The Missouri Department of Transportation plans to address many unfunded projects with new revenue from the state gas tax increase and massive federal infrastructure bill. The funding totals $6.5 billion. It includes controversial components like electric car charging stations.
The department will hold 10 public hearings on unfunded highway needs, seeking input on how to use the new funding. In addition to the $6.5 billion for road needs, the state expects to receive $484 million over five years for bridge replacement and repairs. Other items in the infrastructure funding include:
- $866 million for water infrastructure, replacing every lead water pipe in the state and making other improvements to drinking water and wastewater systems;
- $674 million for public transit, with a focus on sustainable transportation options;.
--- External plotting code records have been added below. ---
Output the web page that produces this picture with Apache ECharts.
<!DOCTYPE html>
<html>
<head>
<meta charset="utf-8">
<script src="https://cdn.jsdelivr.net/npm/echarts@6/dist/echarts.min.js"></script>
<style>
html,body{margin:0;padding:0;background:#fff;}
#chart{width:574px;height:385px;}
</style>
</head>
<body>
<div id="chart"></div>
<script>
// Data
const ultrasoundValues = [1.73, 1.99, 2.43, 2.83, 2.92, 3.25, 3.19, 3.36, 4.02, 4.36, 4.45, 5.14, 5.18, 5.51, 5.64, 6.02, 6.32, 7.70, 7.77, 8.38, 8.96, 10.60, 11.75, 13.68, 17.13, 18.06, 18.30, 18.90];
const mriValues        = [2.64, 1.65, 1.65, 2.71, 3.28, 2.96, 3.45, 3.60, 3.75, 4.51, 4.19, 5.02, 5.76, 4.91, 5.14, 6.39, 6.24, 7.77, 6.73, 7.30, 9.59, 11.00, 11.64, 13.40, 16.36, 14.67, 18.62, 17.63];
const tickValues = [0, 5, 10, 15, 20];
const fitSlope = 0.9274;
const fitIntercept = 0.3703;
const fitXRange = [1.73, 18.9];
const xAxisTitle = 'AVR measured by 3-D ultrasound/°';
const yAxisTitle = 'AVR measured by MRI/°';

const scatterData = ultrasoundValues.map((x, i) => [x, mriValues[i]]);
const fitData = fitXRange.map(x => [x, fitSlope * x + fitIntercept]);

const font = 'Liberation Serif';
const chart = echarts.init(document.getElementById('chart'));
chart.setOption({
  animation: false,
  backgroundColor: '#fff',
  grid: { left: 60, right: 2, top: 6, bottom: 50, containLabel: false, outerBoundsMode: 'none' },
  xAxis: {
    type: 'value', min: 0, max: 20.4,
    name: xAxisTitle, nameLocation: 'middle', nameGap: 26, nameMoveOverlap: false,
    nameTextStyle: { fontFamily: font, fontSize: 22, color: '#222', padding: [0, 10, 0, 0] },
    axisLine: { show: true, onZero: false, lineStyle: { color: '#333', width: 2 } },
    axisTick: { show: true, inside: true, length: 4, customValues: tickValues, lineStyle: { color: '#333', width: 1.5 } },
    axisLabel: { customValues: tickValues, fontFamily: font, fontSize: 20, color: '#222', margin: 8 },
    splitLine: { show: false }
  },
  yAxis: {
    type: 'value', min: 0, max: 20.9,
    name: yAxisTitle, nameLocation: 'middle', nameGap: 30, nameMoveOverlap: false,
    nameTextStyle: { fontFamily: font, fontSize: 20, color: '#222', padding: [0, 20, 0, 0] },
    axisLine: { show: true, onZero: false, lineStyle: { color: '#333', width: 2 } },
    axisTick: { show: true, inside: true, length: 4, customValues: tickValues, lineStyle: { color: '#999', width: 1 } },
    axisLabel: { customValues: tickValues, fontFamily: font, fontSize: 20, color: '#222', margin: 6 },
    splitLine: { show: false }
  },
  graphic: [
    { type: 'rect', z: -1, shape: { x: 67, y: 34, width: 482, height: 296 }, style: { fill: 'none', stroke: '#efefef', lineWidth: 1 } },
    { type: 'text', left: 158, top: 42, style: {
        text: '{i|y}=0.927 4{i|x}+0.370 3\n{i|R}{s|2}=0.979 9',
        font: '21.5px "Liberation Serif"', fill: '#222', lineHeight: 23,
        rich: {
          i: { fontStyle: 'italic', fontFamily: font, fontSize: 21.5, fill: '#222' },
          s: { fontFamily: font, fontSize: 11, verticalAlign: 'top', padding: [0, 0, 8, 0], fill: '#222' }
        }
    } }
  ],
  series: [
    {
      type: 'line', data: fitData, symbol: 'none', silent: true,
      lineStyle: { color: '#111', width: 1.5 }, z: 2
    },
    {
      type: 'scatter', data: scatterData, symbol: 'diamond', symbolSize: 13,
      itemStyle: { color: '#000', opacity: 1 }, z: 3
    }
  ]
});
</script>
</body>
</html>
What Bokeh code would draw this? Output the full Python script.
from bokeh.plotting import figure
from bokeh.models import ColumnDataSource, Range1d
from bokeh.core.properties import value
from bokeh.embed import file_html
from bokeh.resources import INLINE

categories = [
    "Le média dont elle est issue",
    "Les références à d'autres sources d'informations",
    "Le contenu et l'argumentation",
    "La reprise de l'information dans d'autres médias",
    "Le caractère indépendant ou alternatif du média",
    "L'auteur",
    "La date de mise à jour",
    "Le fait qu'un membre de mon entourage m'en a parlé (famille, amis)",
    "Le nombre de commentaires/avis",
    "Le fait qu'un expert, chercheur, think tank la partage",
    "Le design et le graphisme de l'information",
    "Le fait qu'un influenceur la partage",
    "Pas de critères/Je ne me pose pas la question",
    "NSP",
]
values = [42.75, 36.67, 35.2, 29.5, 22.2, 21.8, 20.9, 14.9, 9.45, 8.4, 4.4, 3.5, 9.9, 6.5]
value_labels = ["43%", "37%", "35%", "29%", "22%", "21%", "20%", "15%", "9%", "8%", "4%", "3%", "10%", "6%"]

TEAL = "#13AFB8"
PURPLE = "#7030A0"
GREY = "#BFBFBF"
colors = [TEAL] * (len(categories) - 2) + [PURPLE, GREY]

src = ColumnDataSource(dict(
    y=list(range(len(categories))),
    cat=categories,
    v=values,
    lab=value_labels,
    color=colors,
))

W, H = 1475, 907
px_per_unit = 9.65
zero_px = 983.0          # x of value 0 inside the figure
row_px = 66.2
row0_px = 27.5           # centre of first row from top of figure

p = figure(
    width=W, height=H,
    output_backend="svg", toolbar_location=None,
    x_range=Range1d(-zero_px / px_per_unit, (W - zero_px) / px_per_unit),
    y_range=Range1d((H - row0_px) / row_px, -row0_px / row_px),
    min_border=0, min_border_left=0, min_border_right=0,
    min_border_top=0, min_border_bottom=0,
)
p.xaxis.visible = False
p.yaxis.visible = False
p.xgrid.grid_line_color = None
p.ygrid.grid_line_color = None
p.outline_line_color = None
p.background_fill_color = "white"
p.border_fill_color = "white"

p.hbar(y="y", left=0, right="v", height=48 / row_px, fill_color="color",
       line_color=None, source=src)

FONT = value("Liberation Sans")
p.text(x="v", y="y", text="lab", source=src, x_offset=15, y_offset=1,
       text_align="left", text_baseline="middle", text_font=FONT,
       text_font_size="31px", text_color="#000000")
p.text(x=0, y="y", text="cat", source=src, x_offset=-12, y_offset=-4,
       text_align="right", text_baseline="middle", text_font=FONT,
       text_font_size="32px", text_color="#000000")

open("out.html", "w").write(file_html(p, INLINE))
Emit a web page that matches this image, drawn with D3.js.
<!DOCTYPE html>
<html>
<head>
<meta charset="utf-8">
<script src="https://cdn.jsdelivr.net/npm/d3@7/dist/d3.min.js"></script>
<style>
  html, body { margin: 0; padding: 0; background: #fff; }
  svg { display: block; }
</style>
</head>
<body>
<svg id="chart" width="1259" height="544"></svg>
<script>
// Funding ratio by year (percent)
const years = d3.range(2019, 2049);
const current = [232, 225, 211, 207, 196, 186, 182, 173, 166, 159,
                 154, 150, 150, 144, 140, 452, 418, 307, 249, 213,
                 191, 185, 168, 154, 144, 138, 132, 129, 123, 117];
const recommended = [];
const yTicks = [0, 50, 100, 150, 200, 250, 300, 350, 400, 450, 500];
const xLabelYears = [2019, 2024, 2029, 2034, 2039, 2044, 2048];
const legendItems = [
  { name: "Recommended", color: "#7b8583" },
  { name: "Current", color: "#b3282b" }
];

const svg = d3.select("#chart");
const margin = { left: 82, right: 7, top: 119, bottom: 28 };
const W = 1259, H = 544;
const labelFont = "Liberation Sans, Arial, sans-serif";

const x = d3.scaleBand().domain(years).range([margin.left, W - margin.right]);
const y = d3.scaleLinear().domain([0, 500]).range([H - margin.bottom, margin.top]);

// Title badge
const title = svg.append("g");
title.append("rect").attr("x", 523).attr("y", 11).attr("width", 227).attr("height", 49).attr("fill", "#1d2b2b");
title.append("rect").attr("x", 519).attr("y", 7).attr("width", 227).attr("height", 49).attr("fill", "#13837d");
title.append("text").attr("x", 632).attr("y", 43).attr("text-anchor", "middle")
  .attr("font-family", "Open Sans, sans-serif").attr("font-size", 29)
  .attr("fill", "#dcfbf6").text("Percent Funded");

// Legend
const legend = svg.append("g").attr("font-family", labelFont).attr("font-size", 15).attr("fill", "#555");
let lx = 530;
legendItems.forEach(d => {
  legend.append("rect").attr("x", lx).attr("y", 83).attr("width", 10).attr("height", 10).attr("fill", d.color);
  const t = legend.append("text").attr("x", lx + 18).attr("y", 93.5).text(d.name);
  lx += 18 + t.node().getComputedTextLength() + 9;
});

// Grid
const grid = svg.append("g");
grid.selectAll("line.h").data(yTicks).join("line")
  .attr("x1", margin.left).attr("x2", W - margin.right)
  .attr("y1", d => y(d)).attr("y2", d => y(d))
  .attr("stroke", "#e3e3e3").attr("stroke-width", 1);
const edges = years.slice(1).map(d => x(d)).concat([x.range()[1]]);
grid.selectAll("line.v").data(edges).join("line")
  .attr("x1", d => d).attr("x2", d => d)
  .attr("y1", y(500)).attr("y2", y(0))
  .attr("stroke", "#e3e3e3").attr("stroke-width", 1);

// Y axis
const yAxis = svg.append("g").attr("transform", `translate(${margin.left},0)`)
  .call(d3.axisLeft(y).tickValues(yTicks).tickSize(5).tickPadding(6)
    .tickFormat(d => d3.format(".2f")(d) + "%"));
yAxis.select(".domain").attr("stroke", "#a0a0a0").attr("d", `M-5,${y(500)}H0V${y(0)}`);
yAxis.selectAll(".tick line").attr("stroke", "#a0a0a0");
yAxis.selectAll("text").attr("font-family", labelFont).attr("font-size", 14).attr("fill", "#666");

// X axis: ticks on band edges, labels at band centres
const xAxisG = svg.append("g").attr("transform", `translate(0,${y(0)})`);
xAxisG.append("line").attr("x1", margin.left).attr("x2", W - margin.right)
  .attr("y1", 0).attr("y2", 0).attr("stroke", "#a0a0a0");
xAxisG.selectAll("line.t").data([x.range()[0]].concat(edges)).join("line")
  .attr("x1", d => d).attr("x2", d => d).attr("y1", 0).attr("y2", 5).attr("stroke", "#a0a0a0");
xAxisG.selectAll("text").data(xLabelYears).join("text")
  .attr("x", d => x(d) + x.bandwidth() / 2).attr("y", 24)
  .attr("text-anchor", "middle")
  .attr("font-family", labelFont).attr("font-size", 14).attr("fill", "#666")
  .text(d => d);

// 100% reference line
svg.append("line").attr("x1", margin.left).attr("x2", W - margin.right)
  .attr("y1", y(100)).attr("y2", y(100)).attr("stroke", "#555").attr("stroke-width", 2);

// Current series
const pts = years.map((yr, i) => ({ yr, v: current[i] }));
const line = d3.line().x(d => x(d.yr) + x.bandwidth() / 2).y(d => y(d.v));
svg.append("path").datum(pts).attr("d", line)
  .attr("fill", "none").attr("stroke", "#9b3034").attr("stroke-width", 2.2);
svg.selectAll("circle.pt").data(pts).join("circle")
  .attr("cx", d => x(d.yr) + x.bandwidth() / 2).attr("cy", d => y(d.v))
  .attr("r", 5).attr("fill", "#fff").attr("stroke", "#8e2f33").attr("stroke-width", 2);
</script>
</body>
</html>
- $246 million to improve airports and river ports;
- $100 million for broadband improvements to reach Missourians who do not have internet subscriptions or access to broadband; and
- $99 million additional money to build a controversial network of electric vehicle chargers
One project on the unfunded needs list is $62 million to partially reconfigure the U.S. 63 and I-70 interchange in Columbia. That congested intersection has created bottlenecks for decades and previous changes have not relieved the traffic tie-ups. The project, when finished, will make the intersection ready for three lanes of traffic, McKenna said
The infrastructure funding is dedicated to specific needs, but Missouri also is sitting on billions with fewer restrictions. At the end of October, the state was holding $1.34 billion from the American Rescue Plan signed by President Biden in February and more than $2 billion in surplus general revenue from state income and sales taxes. The department will ask lawmakers for some of that money.
The water infrastructure spending in the bill, the second-largest allocation for Missouri, will be used to make more funding available through loan and grant programs operated by the Department of Natural Resources. Missouri has the sixth-most lead service lines, the pipes that carry water from water mains into residents’ homes, of any state.
Critics have questioned the expenditure for charging stations for electric cars. Many say the stations should be built and funded privately like gas stations and convenience stores and wonder why the government is getting in the way of private business.
President Biden is highlighting billions of dollars in the infrastructure deal to pay for the installation of electric vehicle chargers across the country, an investment he says will go a long way to curbing planet-warming carbon emissions while claiming to create jobs. Biden administration officials have blamed rising gas prices on the lack of electric vehicles.
According to Spectator.org, electric charging stations will only charge a vehicle about the same as a third tank of gas, which means more stops to charge. “You are being sold on something you probably wouldn’t buy, if you knew what you were buying. EV pushers want you to think you are buying something else — something that makes sense. But if that were the case, why don’t they give you all the facts?” the article asks.